> Written instruction: Copy each line with the word "this" in it.

> Source records:
** BEGIN **

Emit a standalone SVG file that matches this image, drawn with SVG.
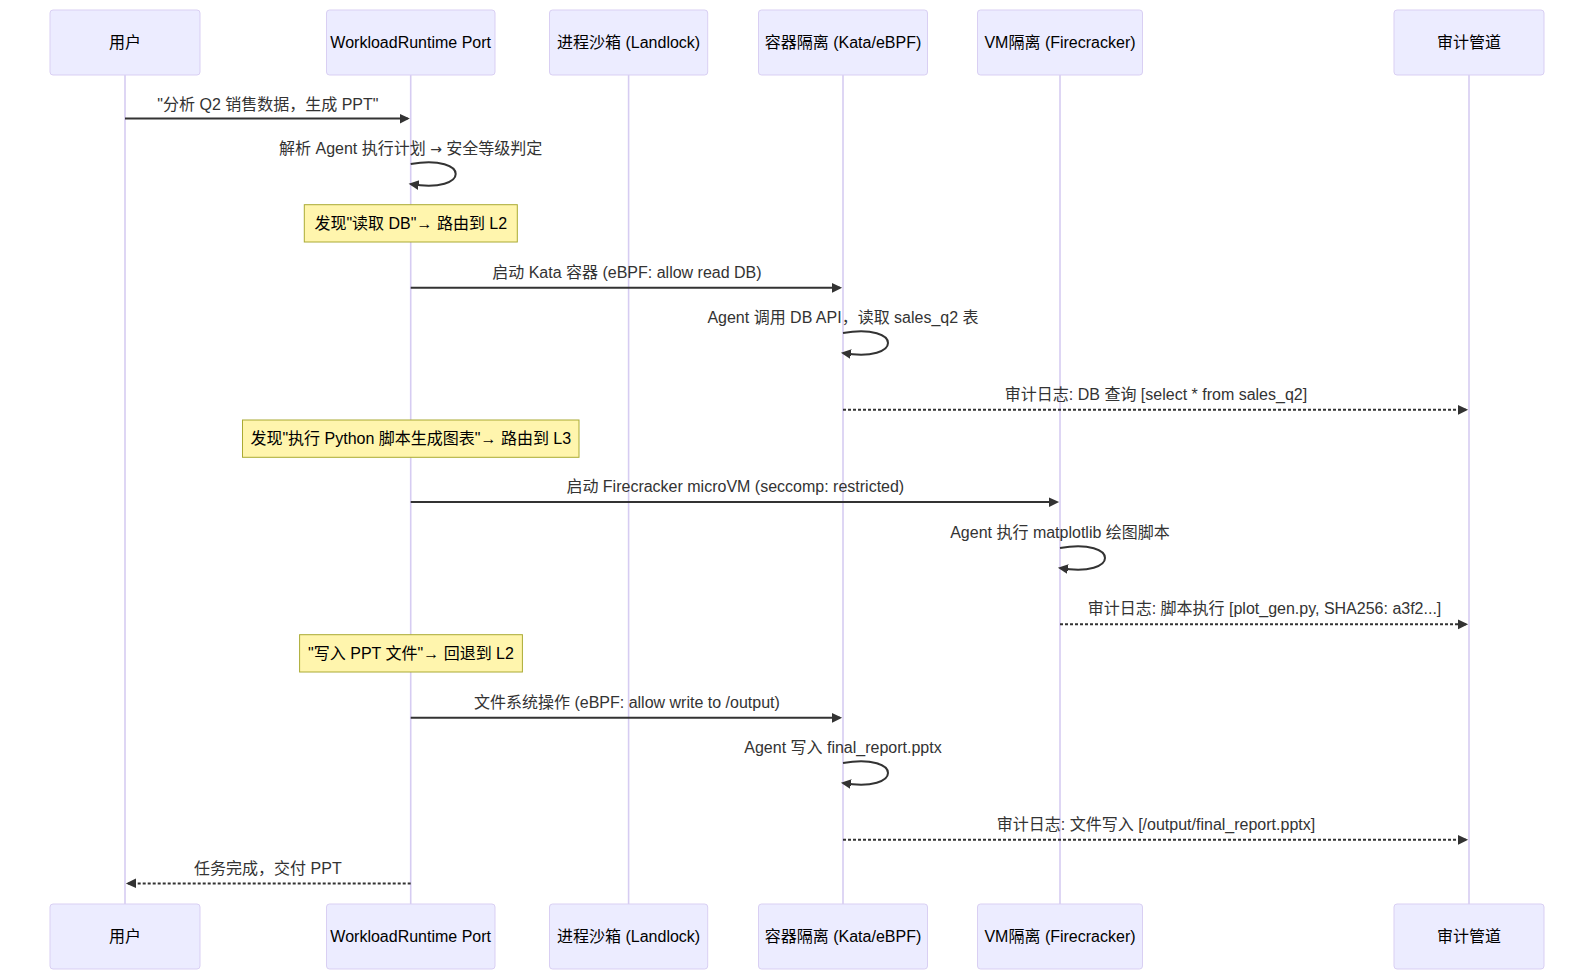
<svg xmlns="http://www.w3.org/2000/svg" width="1594" height="980" viewBox="0 0 1594 980">
<style>
text{font-family:"Liberation Sans","Noto Sans CJK SC",Arial,sans-serif;font-size:16px}
.actor{fill:#ECECFF;stroke:#D9CFF3;stroke-width:1}
.atext{fill:#000;text-anchor:middle;dominant-baseline:central}
.life{stroke:#D6CCF2;stroke-width:1.6}
.msg{fill:none;stroke:#333;stroke-width:2}
.dot{stroke-dasharray:3,2}
.mtext{fill:#333;text-anchor:middle}
.note{fill:#FFF5AD;stroke:#AAAA33;stroke-width:1}
.ntext{fill:#000;text-anchor:middle;dominant-baseline:central}
.arr{font-family:"DejaVu Sans",sans-serif;font-size:14px}
</style>
<defs>
<marker id="ah" refX="7.9" refY="5" markerUnits="userSpaceOnUse" markerWidth="12" markerHeight="12" orient="auto-start-reverse">
<path d="M -1 0 L 10 5 L 0 10 z" fill="#333"/>
</marker>
</defs>
<rect width="1594" height="980" fill="#fff"/>
<g id="lifelines">
<line class="life" x1="125" y1="75" x2="125" y2="904"/>
<line class="life" x1="410.7" y1="75" x2="410.7" y2="904"/>
<line class="life" x1="628.6" y1="75" x2="628.6" y2="904"/>
<line class="life" x1="843" y1="75" x2="843" y2="904"/>
<line class="life" x1="1060" y1="75" x2="1060" y2="904"/>
<line class="life" x1="1469" y1="75" x2="1469" y2="904"/>
</g>
<g id="actor-user">
<rect class="actor" x="50" y="10" width="150" height="65" rx="3"/>
<text class="atext" x="125" y="42.5">用户</text>
<rect class="actor" x="50" y="904" width="150" height="65" rx="3"/>
<text class="atext" x="125" y="936.5">用户</text>
</g>
<g id="actor-workload">
<rect class="actor" x="326.5" y="10" width="168.5" height="65" rx="3"/>
<text class="atext" x="410.7" y="42.5">WorkloadRuntime Port</text>
<rect class="actor" x="326.5" y="904" width="168.5" height="65" rx="3"/>
<text class="atext" x="410.7" y="936.5">WorkloadRuntime Port</text>
</g>
<g id="actor-process">
<rect class="actor" x="549.5" y="10" width="158.2" height="65" rx="3"/>
<text class="atext" x="628.6" y="42.5">进程沙箱 (Landlock)</text>
<rect class="actor" x="549.5" y="904" width="158.2" height="65" rx="3"/>
<text class="atext" x="628.6" y="936.5">进程沙箱 (Landlock)</text>
</g>
<g id="actor-container">
<rect class="actor" x="758.5" y="10" width="169" height="65" rx="3"/>
<text class="atext" x="843" y="42.5">容器隔离 (Kata/eBPF)</text>
<rect class="actor" x="758.5" y="904" width="169" height="65" rx="3"/>
<text class="atext" x="843" y="936.5">容器隔离 (Kata/eBPF)</text>
</g>
<g id="actor-vm">
<rect class="actor" x="977.5" y="10" width="165" height="65" rx="3"/>
<text class="atext" x="1060" y="42.5">VM隔离 (Firecracker)</text>
<rect class="actor" x="977.5" y="904" width="165" height="65" rx="3"/>
<text class="atext" x="1060" y="936.5">VM隔离 (Firecracker)</text>
</g>
<g id="actor-audit">
<rect class="actor" x="1394" y="10" width="150" height="65" rx="3"/>
<text class="atext" x="1469" y="42.5">审计管道</text>
<rect class="actor" x="1394" y="904" width="150" height="65" rx="3"/>
<text class="atext" x="1469" y="936.5">审计管道</text>
</g>
<g id="note-1">
<rect class="note" x="304.3" y="204.7" width="213" height="37.3"/>
<text class="ntext" x="410.8" y="223.3">发现"读取 DB"→ 路由到 L2</text>
</g>
<g id="note-2">
<rect class="note" x="242.5" y="420" width="336.5" height="37.3"/>
<text class="ntext" x="410.8" y="438.7">发现"执行 Python 脚本生成图表"→ 路由到 L3</text>
</g>
<g id="note-3">
<rect class="note" x="299.6" y="634.7" width="222.8" height="37.3"/>
<text class="ntext" x="411" y="653.3">"写入 PPT 文件"→ 回退到 L2</text>
</g>
<g id="connectors">
<line class="msg" x1="125" y1="118.5" x2="407.7" y2="118.5" marker-end="url(#ah)"/>
<text class="mtext" x="267.9" y="110">"分析 Q2 销售数据，生成 PPT"</text>

<path class="msg" d="M 410.7,164 C 470.7,154 470.7,194 410.7,184" marker-end="url(#ah)"/>
<text class="mtext" x="410.7" y="154">解析 Agent 执行计划 <tspan class="arr">→</tspan> 安全等级判定</text>

<line class="msg" x1="410.7" y1="287.7" x2="840" y2="287.7" marker-end="url(#ah)"/>
<text class="mtext" x="626.9" y="277.5">启动 Kata 容器 (eBPF: allow read DB)</text>

<path class="msg" d="M 843,333 C 903,323 903,363 843,353" marker-end="url(#ah)"/>
<text class="mtext" x="843" y="323">Agent 调用 DB API，读取 sales_q2 表</text>

<line class="msg dot" x1="843" y1="409.7" x2="1466" y2="409.7" marker-end="url(#ah)"/>
<text class="mtext" x="1156" y="399.5">审计日志: DB 查询 [select * from sales_q2]</text>

<line class="msg" x1="410.7" y1="502" x2="1057" y2="502" marker-end="url(#ah)"/>
<text class="mtext" x="735.3" y="492">启动 Firecracker microVM (seccomp: restricted)</text>

<path class="msg" d="M 1060,548 C 1120,538 1120,578 1060,568" marker-end="url(#ah)"/>
<text class="mtext" x="1060" y="538">Agent 执行 matplotlib 绘图脚本</text>

<line class="msg dot" x1="1060" y1="624.2" x2="1466" y2="624.2" marker-end="url(#ah)"/>
<text class="mtext" x="1264.5" y="614">审计日志: 脚本执行 [plot_gen.py, SHA256: a3f2...]</text>

<line class="msg" x1="410.7" y1="717.7" x2="840" y2="717.7" marker-end="url(#ah)"/>
<text class="mtext" x="626.9" y="707.7">文件系统操作 (eBPF: allow write to /output)</text>

<path class="msg" d="M 843,763 C 903,753 903,793 843,783" marker-end="url(#ah)"/>
<text class="mtext" x="843" y="753">Agent 写入 final_report.pptx</text>

<line class="msg dot" x1="843" y1="839.7" x2="1466" y2="839.7" marker-end="url(#ah)"/>
<text class="mtext" x="1156" y="829.7">审计日志: 文件写入 [/output/final_report.pptx]</text>

<line class="msg dot" x1="410.7" y1="883.4" x2="128" y2="883.4" marker-end="url(#ah)"/>
<text class="mtext" x="267.9" y="874">任务完成，交付 PPT</text>
</g>
</svg>
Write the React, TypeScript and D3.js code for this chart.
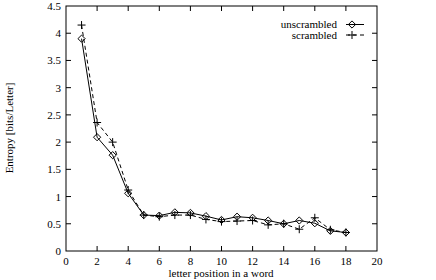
import React from "react";
import * as d3 from "d3";

const positions = [1, 2, 3, 4, 5, 6, 7, 8, 9, 10, 11, 12, 13, 14, 15, 16, 17, 18];
const unscrambled = [3.9, 2.09, 1.76, 1.06, 0.66, 0.65, 0.71, 0.7, 0.64, 0.57, 0.63, 0.61, 0.56, 0.5, 0.56, 0.51, 0.37, 0.34];
const scrambled = [4.15, 2.36, 2.0, 1.12, 0.66, 0.63, 0.66, 0.66, 0.58, 0.54, 0.55, 0.56, 0.48, 0.5, 0.4, 0.61, 0.39, 0.34];
const xTicks = [0, 2, 4, 6, 8, 10, 12, 14, 16, 18, 20];
const yTicks = [0, 0.5, 1, 1.5, 2, 2.5, 3, 3.5, 4, 4.5];
const seriesNames = ["unscrambled", "scrambled"];

const W = 436, H = 280;
const L = 66, R = 377, T = 6, B = 251;
const font = "Liberation Serif, DejaVu Serif, serif";

function Diamond({ x, y }: { x: number; y: number }) {
  const s = 3.6;
  return <path d={`M${x},${y - s}L${x + s},${y}L${x},${y + s}L${x - s},${y}Z`} fill="none" stroke="#000" strokeWidth={1} />;
}
function Plus({ x, y }: { x: number; y: number }) {
  const s = 4;
  return <path d={`M${x - s},${y}H${x + s}M${x},${y - s}V${y + s}`} fill="none" stroke="#000" strokeWidth={1} />;
}

export default function App() {
  const x = d3.scaleLinear().domain([0, 20]).range([L, R]);
  const y = d3.scaleLinear().domain([0, 4.5]).range([B, T]);
  const line = d3.line<number>().x((_, i) => x(positions[i])).y((d) => y(d));
  const tl = 5;
  return (
    <svg width={W} height={H} style={{ position: "absolute", left: 0, top: 0, fontFamily: font, fontSize: 11 }}>
      <rect x={0} y={0} width={W} height={H} fill="#fff" />
      <rect x={L} y={T} width={R - L} height={B - T} fill="none" stroke="#000" strokeWidth={1} />
      {xTicks.map((t) => (
        <g key={"x" + t}>
          {t > 0 && t < 20 && (
            <>
              <line x1={x(t)} x2={x(t)} y1={B} y2={B - tl} stroke="#000" />
              <line x1={x(t)} x2={x(t)} y1={T} y2={T + tl} stroke="#000" />
            </>
          )}
          <text x={x(t)} y={B + 14} textAnchor="middle">{t}</text>
        </g>
      ))}
      {yTicks.map((t) => (
        <g key={"y" + t}>
          {t > 0 && t < 4.5 && (
            <>
              <line x1={L} x2={L + tl} y1={y(t)} y2={y(t)} stroke="#000" />
              <line x1={R} x2={R - tl} y1={y(t)} y2={y(t)} stroke="#000" />
            </>
          )}
          <text x={L - 5} y={y(t) + 4} textAnchor="end">{t}</text>
        </g>
      ))}
      <text x={221} y={277} textAnchor="middle">letter position in a word</text>
      <text transform={`translate(13,128) rotate(-90)`} textAnchor="middle">Entropy [bits/Letter]</text>

      <path d={line(unscrambled) || ""} fill="none" stroke="#000" strokeWidth={1} />
      <path d={line(scrambled) || ""} fill="none" stroke="#000" strokeWidth={1} strokeDasharray="4,3" />
      {scrambled.map((v, i) => <Plus key={"s" + i} x={x(positions[i])} y={y(v)} />)}
      {unscrambled.map((v, i) => <Diamond key={"u" + i} x={x(positions[i])} y={y(v)} />)}

      <text x={337} y={28} textAnchor="end">{seriesNames[0]}</text>
      <line x1={346} x2={364} y1={24.5} y2={24.5} stroke="#000" />
      <Diamond x={352} y={24.5} />
      <text x={337} y={39} textAnchor="end">{seriesNames[1]}</text>
      <line x1={346} x2={364} y1={35} y2={35} stroke="#000" strokeDasharray="4,3" />
      <Plus x={352} y={35} />
    </svg>
  );
}
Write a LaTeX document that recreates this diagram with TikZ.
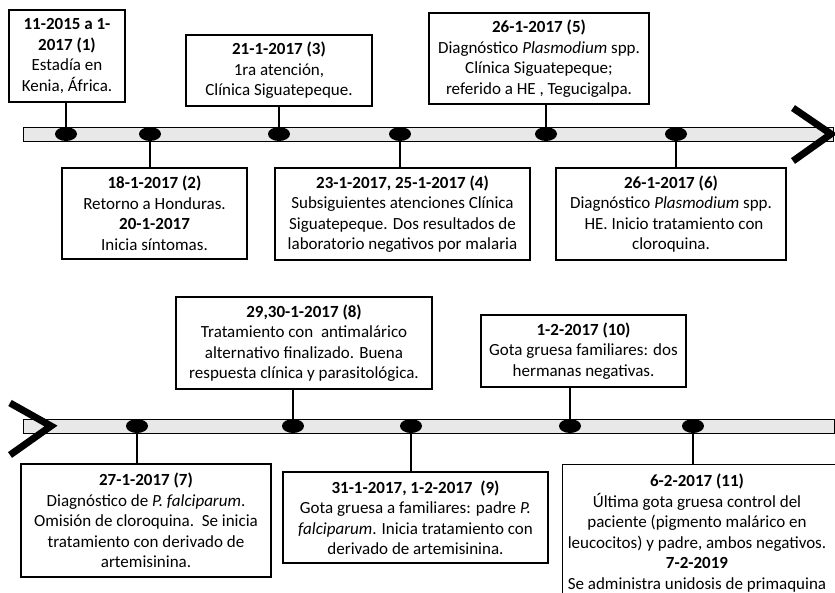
\documentclass[tikz,border=0pt]{standalone}
\usepackage{fontspec}
\setmainfont{Carlito}
\usetikzlibrary{shapes.geometric}
\definecolor{bargray}{RGB}{232,232,232}
\begin{document}
\begin{tikzpicture}[x=1pt,y=-1pt,
  box/.style={draw,line width=1.2,align=center,inner sep=0,font=\fontsize{17}{20.5}\selectfont},
  dot/.style={ellipse,fill=black,minimum width=22,minimum height=14,inner sep=0},
  link/.style={line width=1.6},
  chevron/.style={line width=7,miter limit=10}]
\useasboundingbox (0,0) rectangle (835,592);
\clip (0,0) rectangle (835,592);
\fill[white] (0,0) rectangle (835,592);
\draw[fill=bargray] (23,127) rectangle (833,141);
\draw[fill=bargray] (23,419) rectangle (834,433);
\draw[chevron] (793,108) -- (831,134) -- (793,161);
\draw[chevron] (10,403) -- (51,426) -- (10,455);
\node[dot] (d1) at (66,134) {};
\node[dot] (d2) at (150,134) {};
\node[dot] (d3) at (279,134) {};
\node[dot] (d4) at (400,134) {};
\node[dot] (d5) at (546,134) {};
\node[dot] (d6) at (676,134) {};
\node[dot] (d7) at (137,426) {};
\node[dot] (d8) at (293,426) {};
\node[dot] (d9) at (411,426) {};
\node[dot] (d10) at (570,426) {};
\node[dot] (d11) at (693,426) {};
\node[box,minimum width=116,minimum height=92] (b1) at (67,56)
  {\textbf{11-2015 a 1-}\\\textbf{2017 (1)}\\Estadía en\\Kenia, África.};
\node[box,minimum width=185,minimum height=91] (b2) at (154.5,213.5)
  {\textbf{18-1-2017 (2)}\\Retorno a Honduras.\\\textbf{20-1-2017}\\Inicia síntomas.};
\node[box,minimum width=186,minimum height=71] (b3) at (279,70.5)
  {\textbf{21-1-2017 (3)}\\1ra atención,\\Clínica Siguatepeque.};
\node[box,minimum width=255,minimum height=92] (b4) at (402.5,214)
  {\textbf{23-1-2017, 25-1-2017 (4)}\\Subsiguientes atenciones Clínica\\Siguatepeque. Dos resultados de\\laboratorio negativos por malaria};
\node[box,minimum width=220,minimum height=91] (b5) at (539,58.5)
  {\textbf{26-1-2017 (5)}\\Diagnóstico \textit{Plasmodium} spp.\\Clínica Siguatepeque;\\referido a HE , Tegucigalpa.};
\node[box,minimum width=230,minimum height=92] (b6) at (671,214)
  {\textbf{26-1-2017 (6)}\\Diagnóstico \textit{Plasmodium} spp.\\\hspace*{6pt}HE. Inicio tratamiento con\\cloroquina.};
\node[box,minimum width=250,minimum height=113] (b7) at (146,520.5)
  {\textbf{27-1-2017 (7)}\\Diagnóstico de \textit{P. falciparum}.\\Omisión de cloroquina.\ \ Se inicia\\tratamiento con derivado de\\artemisinina.};
\node[box,minimum width=256,minimum height=92] (b8) at (304,343)
  {\textbf{29,30-1-2017 (8)}\\Tratamiento con\ \ antimalárico\\alternativo finalizado. Buena\\respuesta clínica y parasitológica.};
\node[box,minimum width=265,minimum height=91] (b9) at (415.5,517.5)
  {\textbf{31-1-2017, 1-2-2017\ \ (9)}\\Gota gruesa a familiares: padre \textit{P.}\\\textit{falciparum}. Inicia tratamiento con\\derivado de artemisinina.};
\node[box,minimum width=205,minimum height=72] (b10) at (583.5,351)
  {\textbf{1-2-2017 (10)}\\Gota gruesa familiares: dos\\hermanas negativas.};
\node[box,anchor=north west,minimum width=290,minimum height=145] (b11) at (562,464) {};
\node[box,draw=none] (t11) at (697,533)
  {\textbf{6-2-2017 (11)}\\Última gota gruesa control del\\paciente (pigmento malárico en\\leucocitos) y padre, ambos negativos.\\\textbf{7-2-2019}\\Se administra unidosis de primaquina};
\draw[link] (d1) -- (d1 |- b1.south);
\draw[link] (d2) -- (d2 |- b2.north);
\draw[link] (d3) -- (d3 |- b3.south);
\draw[link] (d4) -- (d4 |- b4.north);
\draw[link] (d5) -- (d5 |- b5.south);
\draw[link] (d6) -- (d6 |- b6.north);
\draw[link] (d7) -- (d7 |- b7.north);
\draw[link] (d8) -- (d8 |- b8.south);
\draw[link] (d9) -- (d9 |- b9.north);
\draw[link] (d10) -- (d10 |- b10.south);
\draw[link] (d11) -- (d11 |- b11.north);
\end{tikzpicture}
\end{document}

** END **

> Complete output:
Emit a standalone SVG file that matches this image, drawn with SVG.
Write the React, TypeScript and D3.js code for this chart.
Write a LaTeX document that recreates this diagram with TikZ.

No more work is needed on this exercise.